There's a mess here, all right, but not a Messianic Jew

The BBC this week ran an article with the misleading headline "Israeli police bust 'messianic' prostitution ring." 

It's a misleading headline because normally when the word "Messianic" is used in relation to Jews, it refers to adherents of Messianic Judaism -- but that is not the case with the cult described in the story. Unfortunately, the rest of the story does not make this clear.

Some background: Messianic Judaism is a form of Protestant Christianity that strongly identifies with Jewish ritual, prayers, and cultural identity. In other words, Messianic Jews believe the Jewish Messiah has already come, and his name is Yeshua -- Hebrew for "Jesus." (My own faith journey included brief involvement with the Messianic Jewish community.)
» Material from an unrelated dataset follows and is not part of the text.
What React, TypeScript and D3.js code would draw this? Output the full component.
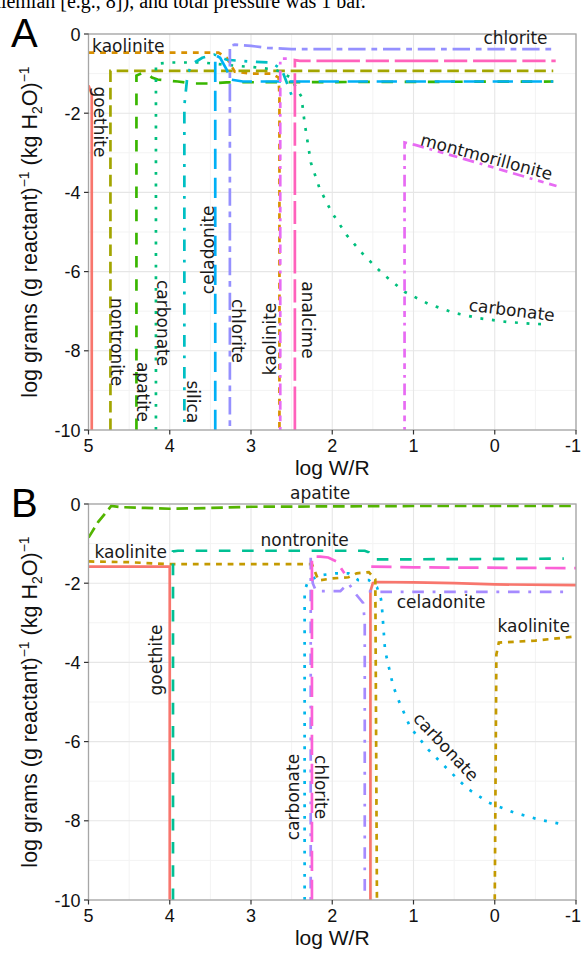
import React from 'react';
import * as d3 from 'd3';

// axis ticks shared by both panels (x axis runs from 5 down to -1)
const xTicks = [5, 4, 3, 2, 1, 0, -1];
const xMinor = [4.5, 3.5, 2.5, 1.5, 0.5, -0.5];
const yTicks = [0, -2, -4, -6, -8, -10];
const yMinor = [-1, -3, -5, -7, -9];

// ---- panel A, each mineral is a list of runs of [log W/R, log grams]
const goethiteA = [[[5, -1.3], [4.96, -1.5], [4.96, -10]]];
const kaoliniteA = [[[5, -0.47], [3.4, -0.47], [3.3, -0.6], [3.2, -0.95], [3.0, -1.0], [2.75, -1.0], [2.66, -1.1], [2.65, -1.6], [2.65, -10]]];
const nontroniteA = [[[4.73, -10], [4.73, -0.93], [-0.72, -0.93]]];
const apatiteA = [[[4.41, -10], [4.41, -1.05], [4.3, -0.95], [4.22, -1.1], [4.15, -1.15], [3.9, -1.2], [3.7, -1.25], [3.5, -1.25], [3.3, -1.22], [-0.72, -1.2]]];
const carbonateA = [[[4.17, -10], [4.17, -0.75], [4.0, -0.72], [3.6, -0.72], [3.2, -0.8], [2.9, -0.85], [2.7, -0.9], [2.6, -1.0], [2.52, -1.09], [2.38, -1.58], [2.34, -2.25], [2.263, -3.25], [2.156, -3.9], [2.007, -4.5], [1.822, -5.08], [1.609, -5.59], [1.37, -6.07], [1.111, -6.51], [0.822, -6.81], [0.506, -7.04], [0.185, -7.18], [-0.144, -7.27], [-0.474, -7.32], [-0.64, -7.33]]];
const silicaA = [[[3.82, -9.8], [3.82, -1.8], [3.78, -1.0], [3.72, -0.75], [3.6, -0.6], [3.45, -0.52], [3.3, -0.65], [3.0, -0.7], [2.75, -0.72], [2.62, -0.9], [2.5, -1.55]]];
const celadoniteA = [[[3.44, -10], [3.44, -0.53], [3.38, -0.6], [3.3, -0.9], [3.25, -1.15], [3.1, -1.2], [2.5, -1.2], [-0.72, -1.2]]];
const chloriteA = [[[3.26, -9.9], [3.26, -0.3], [3.2, -0.27], [3.0, -0.3], [2.8, -0.35], [2.5, -0.38], [-0.72, -0.38]]];
const montmorilloniteA = [
  [[2.64, -10], [2.64, -0.62], [2.56, -0.62]],
  [[1.11, -10], [1.11, -2.74], [0.98, -2.8], [0.185, -3.27], [-0.76, -3.84]],
];
const analcimeA = [[[2.46, -10], [2.46, -0.66], [2.4, -0.68], [-0.75, -0.68]]];

// ---- panel B
const goethiteB = [
  [[5, -1.58], [4.0, -1.58], [4.0, -10]],
  [[1.53, -10], [1.53, -2.2], [1.5, -2.0], [1.45, -1.97], [1.0, -1.98], [0.5, -2.0], [0, -2.03], [-1, -2.05]],
];
const kaoliniteB = [
  [[5, -1.45], [4.5, -1.47], [4.0, -1.52], [2.25, -1.52], [2.17, -1.93], [2.0, -1.88], [1.8, -1.85], [1.7, -1.75], [1.55, -1.72], [1.47, -1.9], [1.45, -10]],
  [[0.0, -10], [-0.02, -3.8], [-0.05, -3.5], [-0.5, -3.45], [-0.97, -3.35]],
];
const apatiteB = [[[5, -0.85], [4.88, -0.45], [4.72, -0.05], [4.6, -0.08], [4.3, -0.1], [4.0, -0.12], [3.5, -0.1], [3.0, -0.07], [2.0, -0.06], [1.0, -0.05], [-0.95, -0.05]]];
const nontroniteB = [[[3.96, -10], [3.96, -1.2], [3.9, -1.18], [1.6, -1.18], [1.55, -1.22], [1.5, -1.4], [1.4, -1.4], [-0.85, -1.38]]];
const carbonateB = [[[2.34, -10], [2.34, -2.2], [2.3, -1.95], [2.15, -1.8], [1.95, -1.75], [1.8, -1.75], [1.68, -1.92], [1.55, -1.92], [1.45, -2.1], [1.4, -2.4], [1.385, -2.7], [1.35, -3.7], [1.25, -4.6], [1.185, -4.95], [1.04, -5.64], [0.815, -6.21], [0.588, -6.68], [0.34, -7.18], [0.074, -7.54], [-0.235, -7.79], [-0.565, -7.98], [-0.87, -8.1]]];
const celadoniteB = [
  [[2.265, -10], [2.265, -1.35], [2.24, -2.0], [2.2, -2.2], [1.9, -2.2], [1.8, -2.0], [1.72, -2.25], [1.62, -2.5], [1.6, -3], [1.6, -9.8]],
  [[1.55, -2.2], [1.45, -2.22], [1.2, -2.22], [-0.88, -2.22]],
];
const chloriteB = [
  [[2.25, -10], [2.25, -1.33], [2.15, -1.33], [2.05, -1.35], [1.95, -1.45], [1.85, -1.75]],
  [[1.52, -1.58], [1.0, -1.6], [-1, -1.62]],
];

// in-plot labels: text, x, y, angle
const labelsA = [
  ['kaolinite', 4.51, -0.3, 0],
  ['chlorite', -0.255, -0.11, 0],
  ['goethite', 4.86, -2.22, 90],
  ['nontronite', 4.65, -7.78, 90],
  ['apatite', 4.33, -9.04, 90],
  ['carbonate', 4.08, -7.3, 90],
  ['silica', 3.71, -9.29, 90],
  ['celadonite', 3.53, -5.45, -90],
  ['chlorite', 3.16, -7.5, 90],
  ['kaolinite', 2.77, -7.7, -90],
  ['analcime', 2.3, -7.22, 90],
  ['montmorillonite', 0.1, -3.1, 15],
  ['carbonate', -0.21, -6.97, 7],
];
const labelsB = [
  ['apatite', 2.15, 0.28, 0],
  ['nontronite', 2.34, -0.91, 0],
  ['kaolinite', 4.48, -1.21, 0],
  ['goethite', 4.17, -3.94, -90],
  ['celadonite', 0.66, -2.47, 0],
  ['kaolinite', -0.48, -3.08, 0],
  ['carbonate', 2.48, -7.4, -90],
  ['chlorite', 2.14, -7.15, 90],
  ['carbonate', 0.6, -6.13, 47],
];

const seriesA = [
  ['goethite', goethiteA], ['kaolinite', kaoliniteA], ['nontronite', nontroniteA],
  ['apatite', apatiteA], ['carbonate', carbonateA], ['silica', silicaA],
  ['celadonite', celadoniteA], ['chlorite', chloriteA],
  ['montmorillonite', montmorilloniteA], ['analcime', analcimeA],
];
const seriesB = [
  ['goethite', goethiteB], ['kaolinite', kaoliniteB], ['apatite', apatiteB],
  ['nontronite', nontroniteB], ['carbonate', carbonateB],
  ['celadonite', celadoniteB], ['chlorite', chloriteB],
];

// ggplot hue palettes and linetypes, in factor order
const hue10 = ['#F8766D', '#D89000', '#A3A500', '#39B600', '#00BF7D', '#00BFC4', '#00B0F6', '#9590FF', '#E76BF3', '#FF62BC'];
const hue7 = ['#F8766D', '#C49A00', '#53B400', '#00C094', '#00B6EB', '#A58AFF', '#FB61D7'];
const ltys = ['', '22', '42', '44', '13', '1343', '73', '2262', '12223242', 'F282'];

const LW = 2.7;
const U = 2.9;
const dash = (code: string) =>
  code ? code.split('').map((c) => parseInt(c, 16) * U).join(' ') : undefined;

const LEFT = 88.5;
const RIGHT = 576;

const tickFont = '"Liberation Sans", Arial, sans-serif';
const labFont = '"DejaVu Sans", sans-serif';

function Panel({ id, top, bottom, series, colors, labels, letter }: any) {
  const x = d3.scaleLinear().domain([5, -1]).range([LEFT, RIGHT]);
  const y = d3.scaleLinear().domain([-10, 0]).range([bottom, top]);
  const lineFn = d3.line<number[]>().x((d) => x(d[0])).y((d) => y(d[1]));
  const midY = (top + bottom) / 2;

  return (
    <g>
      <defs>
        <clipPath id={'clip' + id}>
          <rect x={LEFT} y={top} width={RIGHT - LEFT} height={bottom - top} />
        </clipPath>
      </defs>
      {/* grid */}
      {xMinor.map((t) => (
        <line key={'xm' + t} x1={x(t)} x2={x(t)} y1={top} y2={bottom} stroke="#f3f3f3" strokeWidth={1} />
      ))}
      {yMinor.map((t) => (
        <line key={'ym' + t} x1={LEFT} x2={RIGHT} y1={y(t)} y2={y(t)} stroke="#f3f3f3" strokeWidth={1} />
      ))}
      {xTicks.map((t) => (
        <line key={'xg' + t} x1={x(t)} x2={x(t)} y1={top} y2={bottom} stroke="#e6e6e6" strokeWidth={1.1} />
      ))}
      {yTicks.map((t) => (
        <line key={'yg' + t} x1={LEFT} x2={RIGHT} y1={y(t)} y2={y(t)} stroke="#e6e6e6" strokeWidth={1.1} />
      ))}

      <g clipPath={`url(#clip${id})`}>
        {series.map(([name, runs]: any, i: number) =>
          runs.map((run: number[][], j: number) => (
            <path
              key={name + j}
              d={lineFn(run) || ''}
              fill="none"
              stroke={colors[i]}
              strokeWidth={LW}
              strokeDasharray={dash(ltys[i])}
              strokeLinecap="butt"
            />
          ))
        )}
      </g>

      <rect x={LEFT} y={top} width={RIGHT - LEFT} height={bottom - top} fill="none" stroke="#a6a6a6" strokeWidth={1.3} />

      {/* axes */}
      {xTicks.map((t, i) => {
        const last = i === xTicks.length - 1;
        return (
          <g key={'xt' + t}>
            <line x1={x(t)} x2={x(t)} y1={bottom} y2={bottom + 4.5} stroke="#333" strokeWidth={1.2} />
            <text
              x={last ? 581 : x(t)}
              y={bottom + 22}
              textAnchor={last ? 'end' : 'middle'}
              fontFamily={tickFont}
              fontSize={18}
              fill="#111"
            >
              {t}
            </text>
          </g>
        );
      })}
      {yTicks.map((t) => (
        <g key={'yt' + t}>
          <line x1={LEFT - 4.5} x2={LEFT} y1={y(t)} y2={y(t)} stroke="#333" strokeWidth={1.2} />
          <text x={LEFT - 8} y={y(t) + 6.5} textAnchor="end" fontFamily={tickFont} fontSize={18} fill="#111">
            {t}
          </text>
        </g>
      ))}
      <text x={(LEFT + RIGHT) / 2} y={bottom + 45} textAnchor="middle" fontFamily={tickFont} fontSize={21} fill="#111">
        log W/R
      </text>
      <text
        transform={`translate(37,${midY}) rotate(-90)`}
        textAnchor="middle"
        fontFamily={tickFont}
        fontSize={21.5}
        fill="#111"
      >
        log grams (g reactant)
        <tspan dy={-8} fontSize={14}>−1</tspan>
        <tspan dy={8}> (kg H</tspan>
        <tspan dy={5} fontSize={14}>2</tspan>
        <tspan dy={-5}>O)</tspan>
        <tspan dy={-8} fontSize={14}>−1</tspan>
      </text>

      {/* labels */}
      {labels.map(([txt, lx, ly, ang]: any, k: number) => (
        <text
          key={'lab' + k}
          transform={`translate(${x(lx)},${y(ly)}) rotate(${ang})`}
          textAnchor="middle"
          dominantBaseline="central"
          fontFamily={labFont}
          fontSize={17}
          fill="#1a1a1a"
        >
          {txt}
        </text>
      ))}

      <text x={11} y={top + 13} fontFamily={tickFont} fontSize={40} fill="#000">
        {letter}
      </text>
    </g>
  );
}

export default function App() {
  return (
    <svg
      width={582}
      height={954}
      style={{ position: 'absolute', left: 0, top: 0, background: '#fff' }}
    >
      <text x={-8} y={8} fontFamily='"Liberation Serif", serif' fontSize={20} fill="#000">
        alemian [e.g., 8]), and total pressure was 1 bar.
      </text>
      <Panel id="A" top={34} bottom={430} series={seriesA} colors={hue10} labels={labelsA} letter="A" />
      <Panel id="B" top={504} bottom={900} series={seriesB} colors={hue7} labels={labelsB} letter="B" />
    </svg>
  );
}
The BBC's story, although not identifying the cult as Christian, reinforces the implication that Messianic Jews were behind the prostitution ring when it refers to women being forced by a "messianic sect" to have sex with "non-Jews":

Details have emerged from Israel about a prostitution ring in which Jewish women were allegedly forced into having sex with non-Jews by a messianic sect.

Two men and two women are being detained on suspicion of exploitation.

Police say the victims were brainwashed into believing that having sex with non-Jews would "save the Jewish people and bring about redemption".